#### [What is needed]
Please, without the pictures, retype exactly the lines from the start of the material through the line that holds "26], [1224, 43]];".

#### [Information shown]
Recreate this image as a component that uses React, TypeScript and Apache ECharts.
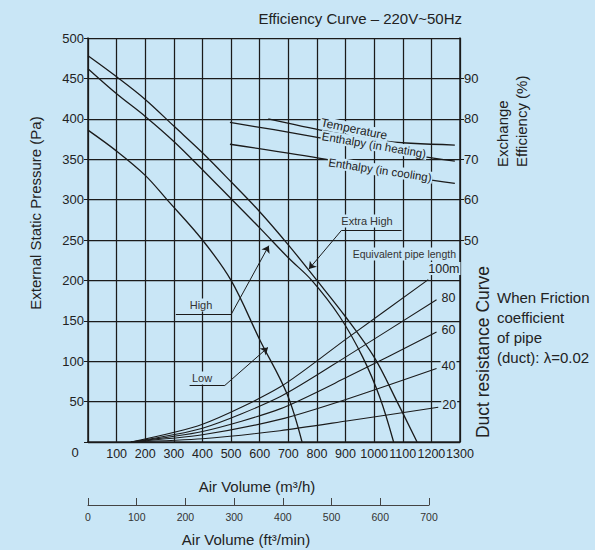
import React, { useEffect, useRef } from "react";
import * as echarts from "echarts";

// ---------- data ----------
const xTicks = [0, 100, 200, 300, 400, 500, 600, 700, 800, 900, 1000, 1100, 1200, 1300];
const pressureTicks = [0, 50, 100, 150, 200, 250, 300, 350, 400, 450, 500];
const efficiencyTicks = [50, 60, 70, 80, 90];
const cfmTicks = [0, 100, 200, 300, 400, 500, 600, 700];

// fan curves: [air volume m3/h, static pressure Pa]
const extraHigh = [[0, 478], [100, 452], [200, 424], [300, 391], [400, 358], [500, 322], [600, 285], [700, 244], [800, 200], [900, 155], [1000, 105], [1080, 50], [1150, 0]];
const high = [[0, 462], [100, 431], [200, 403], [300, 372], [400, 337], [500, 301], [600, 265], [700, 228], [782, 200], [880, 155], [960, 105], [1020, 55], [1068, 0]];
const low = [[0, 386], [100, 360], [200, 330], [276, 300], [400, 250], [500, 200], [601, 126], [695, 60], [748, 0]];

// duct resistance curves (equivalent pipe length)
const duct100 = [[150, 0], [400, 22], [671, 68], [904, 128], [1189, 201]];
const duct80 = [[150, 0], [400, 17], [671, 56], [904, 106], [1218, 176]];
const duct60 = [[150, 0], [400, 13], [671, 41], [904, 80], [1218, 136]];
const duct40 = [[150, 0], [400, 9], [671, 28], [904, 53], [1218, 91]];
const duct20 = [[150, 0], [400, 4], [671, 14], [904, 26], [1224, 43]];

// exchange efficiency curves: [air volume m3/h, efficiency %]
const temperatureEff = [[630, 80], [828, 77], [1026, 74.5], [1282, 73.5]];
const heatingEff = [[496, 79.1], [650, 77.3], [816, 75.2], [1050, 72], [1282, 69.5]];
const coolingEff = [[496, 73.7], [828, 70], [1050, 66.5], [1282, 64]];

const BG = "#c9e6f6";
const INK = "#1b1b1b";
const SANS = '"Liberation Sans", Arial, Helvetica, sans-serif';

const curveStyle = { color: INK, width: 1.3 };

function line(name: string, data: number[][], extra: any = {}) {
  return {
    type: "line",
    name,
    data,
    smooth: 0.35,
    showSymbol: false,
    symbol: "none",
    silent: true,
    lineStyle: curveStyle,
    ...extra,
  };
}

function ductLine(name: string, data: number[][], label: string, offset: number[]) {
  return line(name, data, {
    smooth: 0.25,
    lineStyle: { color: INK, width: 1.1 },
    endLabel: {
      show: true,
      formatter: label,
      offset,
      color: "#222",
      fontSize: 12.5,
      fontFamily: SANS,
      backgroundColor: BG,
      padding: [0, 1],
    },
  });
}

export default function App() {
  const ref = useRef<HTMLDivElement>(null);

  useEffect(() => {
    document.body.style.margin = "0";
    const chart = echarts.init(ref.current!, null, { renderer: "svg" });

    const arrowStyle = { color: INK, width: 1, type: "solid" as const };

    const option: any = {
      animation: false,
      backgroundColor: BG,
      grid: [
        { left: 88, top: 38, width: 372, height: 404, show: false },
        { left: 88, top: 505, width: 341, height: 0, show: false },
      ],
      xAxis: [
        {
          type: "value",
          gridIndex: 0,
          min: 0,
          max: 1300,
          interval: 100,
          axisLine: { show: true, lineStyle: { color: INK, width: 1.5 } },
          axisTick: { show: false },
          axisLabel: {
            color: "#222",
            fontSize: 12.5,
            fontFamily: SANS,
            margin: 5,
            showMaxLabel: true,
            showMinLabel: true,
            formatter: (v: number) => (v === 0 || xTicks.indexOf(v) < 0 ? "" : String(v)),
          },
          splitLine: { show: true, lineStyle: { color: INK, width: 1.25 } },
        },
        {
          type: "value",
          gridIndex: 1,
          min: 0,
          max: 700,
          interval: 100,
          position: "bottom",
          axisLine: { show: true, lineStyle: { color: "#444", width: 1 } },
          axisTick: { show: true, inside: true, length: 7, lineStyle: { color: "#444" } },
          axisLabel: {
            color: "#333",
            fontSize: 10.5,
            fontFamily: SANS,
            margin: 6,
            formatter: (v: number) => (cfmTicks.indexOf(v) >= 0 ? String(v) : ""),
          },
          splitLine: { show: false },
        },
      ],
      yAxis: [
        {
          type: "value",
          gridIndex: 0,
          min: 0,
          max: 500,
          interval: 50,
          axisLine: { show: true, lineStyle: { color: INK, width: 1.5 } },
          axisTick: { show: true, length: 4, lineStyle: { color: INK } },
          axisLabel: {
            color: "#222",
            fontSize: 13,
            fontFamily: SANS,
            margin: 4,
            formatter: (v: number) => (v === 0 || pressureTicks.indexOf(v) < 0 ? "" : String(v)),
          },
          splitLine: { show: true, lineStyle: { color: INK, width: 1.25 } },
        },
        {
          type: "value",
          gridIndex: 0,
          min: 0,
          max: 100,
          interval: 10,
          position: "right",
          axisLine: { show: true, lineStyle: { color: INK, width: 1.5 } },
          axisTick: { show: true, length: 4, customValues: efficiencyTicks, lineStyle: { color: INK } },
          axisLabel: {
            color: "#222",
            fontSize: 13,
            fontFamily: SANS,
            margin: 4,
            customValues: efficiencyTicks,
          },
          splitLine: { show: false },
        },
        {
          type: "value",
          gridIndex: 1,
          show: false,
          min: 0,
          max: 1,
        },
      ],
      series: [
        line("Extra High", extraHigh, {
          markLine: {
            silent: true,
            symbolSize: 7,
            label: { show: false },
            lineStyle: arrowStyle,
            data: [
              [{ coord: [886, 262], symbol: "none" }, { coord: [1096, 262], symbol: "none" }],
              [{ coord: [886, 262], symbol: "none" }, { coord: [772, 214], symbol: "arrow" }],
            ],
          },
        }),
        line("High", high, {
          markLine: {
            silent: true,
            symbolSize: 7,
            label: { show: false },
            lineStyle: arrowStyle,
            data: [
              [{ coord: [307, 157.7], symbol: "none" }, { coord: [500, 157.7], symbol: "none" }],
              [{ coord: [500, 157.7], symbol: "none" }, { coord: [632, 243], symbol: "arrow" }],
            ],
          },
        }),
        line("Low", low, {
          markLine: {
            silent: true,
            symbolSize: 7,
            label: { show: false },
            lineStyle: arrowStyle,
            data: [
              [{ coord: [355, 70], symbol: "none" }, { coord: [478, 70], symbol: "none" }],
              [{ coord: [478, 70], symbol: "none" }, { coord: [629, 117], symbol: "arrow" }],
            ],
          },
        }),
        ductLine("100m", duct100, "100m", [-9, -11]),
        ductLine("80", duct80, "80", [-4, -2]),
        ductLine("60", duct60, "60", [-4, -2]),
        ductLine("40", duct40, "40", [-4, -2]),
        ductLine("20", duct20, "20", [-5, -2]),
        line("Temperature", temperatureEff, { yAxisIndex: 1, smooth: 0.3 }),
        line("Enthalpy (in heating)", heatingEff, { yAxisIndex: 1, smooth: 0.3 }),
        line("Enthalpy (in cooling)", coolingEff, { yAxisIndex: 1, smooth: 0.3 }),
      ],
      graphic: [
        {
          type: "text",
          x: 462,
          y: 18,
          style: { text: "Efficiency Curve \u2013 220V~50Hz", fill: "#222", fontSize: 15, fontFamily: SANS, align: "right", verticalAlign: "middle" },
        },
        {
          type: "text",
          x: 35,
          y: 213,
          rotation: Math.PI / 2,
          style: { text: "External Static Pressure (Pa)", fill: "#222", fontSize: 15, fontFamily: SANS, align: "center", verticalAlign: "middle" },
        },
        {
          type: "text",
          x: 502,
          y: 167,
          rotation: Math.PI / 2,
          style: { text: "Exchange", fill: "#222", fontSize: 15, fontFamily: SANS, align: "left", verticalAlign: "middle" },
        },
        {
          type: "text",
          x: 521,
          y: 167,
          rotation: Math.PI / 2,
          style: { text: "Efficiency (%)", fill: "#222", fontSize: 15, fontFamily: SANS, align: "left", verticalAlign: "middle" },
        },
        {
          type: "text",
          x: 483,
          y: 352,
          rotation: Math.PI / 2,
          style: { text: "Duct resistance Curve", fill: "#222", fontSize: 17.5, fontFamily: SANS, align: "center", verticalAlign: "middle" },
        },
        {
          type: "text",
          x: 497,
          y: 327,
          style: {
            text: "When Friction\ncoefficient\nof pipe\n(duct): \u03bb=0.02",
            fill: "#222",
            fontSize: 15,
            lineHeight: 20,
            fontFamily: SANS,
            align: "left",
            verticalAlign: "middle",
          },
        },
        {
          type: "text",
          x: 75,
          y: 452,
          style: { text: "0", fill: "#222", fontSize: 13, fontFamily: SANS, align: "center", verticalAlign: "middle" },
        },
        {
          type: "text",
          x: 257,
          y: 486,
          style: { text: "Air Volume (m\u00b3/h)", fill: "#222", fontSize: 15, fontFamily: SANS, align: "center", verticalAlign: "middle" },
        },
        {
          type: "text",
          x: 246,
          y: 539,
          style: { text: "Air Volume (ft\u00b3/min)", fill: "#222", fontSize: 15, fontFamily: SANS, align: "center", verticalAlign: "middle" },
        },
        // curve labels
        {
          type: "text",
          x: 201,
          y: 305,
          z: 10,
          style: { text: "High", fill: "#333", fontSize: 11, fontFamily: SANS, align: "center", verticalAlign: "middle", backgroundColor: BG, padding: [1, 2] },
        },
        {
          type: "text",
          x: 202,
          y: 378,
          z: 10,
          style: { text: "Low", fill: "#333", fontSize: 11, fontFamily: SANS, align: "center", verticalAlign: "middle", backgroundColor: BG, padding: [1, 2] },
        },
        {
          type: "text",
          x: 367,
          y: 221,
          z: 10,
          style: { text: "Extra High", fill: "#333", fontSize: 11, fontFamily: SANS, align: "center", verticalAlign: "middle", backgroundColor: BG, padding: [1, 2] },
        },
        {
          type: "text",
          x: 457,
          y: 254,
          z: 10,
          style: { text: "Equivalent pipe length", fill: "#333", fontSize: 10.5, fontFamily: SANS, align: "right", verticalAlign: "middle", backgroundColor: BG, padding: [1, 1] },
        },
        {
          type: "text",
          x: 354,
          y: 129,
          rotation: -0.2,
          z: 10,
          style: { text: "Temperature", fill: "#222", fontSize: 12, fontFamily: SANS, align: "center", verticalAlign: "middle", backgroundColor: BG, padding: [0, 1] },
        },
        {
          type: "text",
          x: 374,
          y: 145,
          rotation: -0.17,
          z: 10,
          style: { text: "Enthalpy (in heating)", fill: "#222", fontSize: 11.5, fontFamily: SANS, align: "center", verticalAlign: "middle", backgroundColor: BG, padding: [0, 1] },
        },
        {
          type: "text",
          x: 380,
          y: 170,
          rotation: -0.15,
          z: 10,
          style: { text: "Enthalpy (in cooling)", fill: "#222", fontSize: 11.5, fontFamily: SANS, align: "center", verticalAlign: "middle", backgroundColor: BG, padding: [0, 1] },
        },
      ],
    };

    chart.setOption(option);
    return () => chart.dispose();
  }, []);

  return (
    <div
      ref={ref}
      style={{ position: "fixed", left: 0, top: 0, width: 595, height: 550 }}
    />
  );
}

#### [Problem solution]
Recreate this image as a component that uses React, TypeScript and Apache ECharts.
import React, { useEffect, useRef } from "react";
import * as echarts from "echarts";

// ---------- data ----------
const xTicks = [0, 100, 200, 300, 400, 500, 600, 700, 800, 900, 1000, 1100, 1200, 1300];
const pressureTicks = [0, 50, 100, 150, 200, 250, 300, 350, 400, 450, 500];
const efficiencyTicks = [50, 60, 70, 80, 90];
const cfmTicks = [0, 100, 200, 300, 400, 500, 600, 700];

// fan curves: [air volume m3/h, static pressure Pa]
const extraHigh = [[0, 478], [100, 452], [200, 424], [300, 391], [400, 358], [500, 322], [600, 285], [700, 244], [800, 200], [900, 155], [1000, 105], [1080, 50], [1150, 0]];
const high = [[0, 462], [100, 431], [200, 403], [300, 372], [400, 337], [500, 301], [600, 265], [700, 228], [782, 200], [880, 155], [960, 105], [1020, 55], [1068, 0]];
const low = [[0, 386], [100, 360], [200, 330], [276, 300], [400, 250], [500, 200], [601, 126], [695, 60], [748, 0]];

// duct resistance curves (equivalent pipe length)
const duct100 = [[150, 0], [400, 22], [671, 68], [904, 128], [1189, 201]];
const duct80 = [[150, 0], [400, 17], [671, 56], [904, 106], [1218, 176]];
const duct60 = [[150, 0], [400, 13], [671, 41], [904, 80], [1218, 136]];
const duct40 = [[150, 0], [400, 9], [671, 28], [904, 53], [1218, 91]];
const duct20 = [[150, 0], [400, 4], [671, 14], [904, 26], [1224, 43]];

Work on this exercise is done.